8.07.2004

A good run... For Matt K...

This one was for my dear Diva friend KathyC's Uncle Matt. And it was a great run!

The sun was bright and there was a nice breeze (thank goodness). I'd had a couple of cups of coffee so I was slightly worried about dehydration from the caffeine so I did have a bit of water at the folks' before I took off on my determined route. Still, when I got out to the furthest point, and was on that black pavement, and seemed to be totally surrounded by tall weeds, trees, a few houses, just enough high stuff that the wind wasn't reaching me... I was HOT. And parched. Not titched, Jena, just parched - inside joke... :)

There is a hill early in the route - a large hill (going up toward JL's housing development from our class, his parents still live there - Hutch) and while I've been running all the way up it, I've been nearly dying at the top and soon after, having to walk for a few steps once I get up there until I catch my breath. Yesterday, a great Petty song came on half a mile before the hill (quarter mile maybe) and made me smile like a dope.
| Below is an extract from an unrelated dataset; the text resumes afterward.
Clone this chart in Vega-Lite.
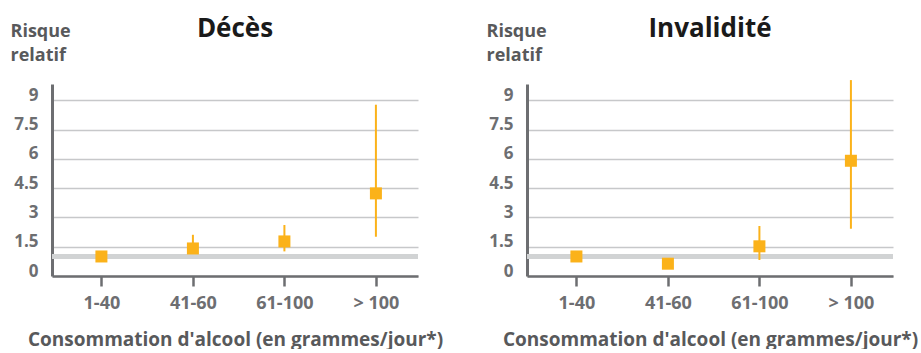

I've increased my pace because I really wanted to push myself on this one and I asked myself "Why the heck are you smiling?" Oh yeah, I'm crazy like that - talking to myself in my head all the time while I'm running. I'm goofy like Hutch said.

Better yet, I answered myself. "I'm smiling because it is a gorgeous day out here and I've got kicka$$ music playing in my ears and because I'm healthy enough to be doing this. And I'm smiling because I'm about to run all the way up that damn hill. And I'm going to smile all the way up. In fact, I'm going to smile all the way through the rest of this run. People driving by me are going to think I'm nuts."

I kicked butt on that hill. I ran up it with ease.

Okay. That's an exaggeration. But I did run up it with a smile on my face. And it was a genuine smile. And I didn't walk at the top. I kept running. I ran nearly the entire 5.5 miles. Except the usual warmup. Which I think I walk too much of because if I walked less of that I'd probably be stronger for the run. And I walked a decent cool down, too. Because I just really enjoy that walking/practically strutting back to the house when I'm done. Grinning like an idiot.

Is this what they mean when they talk about a runner's high? I've never really experienced that. I don't think. Unless this is it. This weird talking to myself and grinning like a dope. And enjoying the music and the day. Whatever it is, I'll just keep on doing it. Because I'm still having fun. I'll stop when it isn't fun anymore.

Today's miles: 5.5
Total so far: 206.97
Still to go for goal: 293.03

Don't know if I'll get a run in today. But maybe I should, as Lisa put it, get some miles on that new swimsuit. She's right about summer being nearly over. Maybe Kel and friend would like to go up to the folks' and go swimming for a bit today.

Looks like rain right now, though. Only a short blip on the radar. One can hope.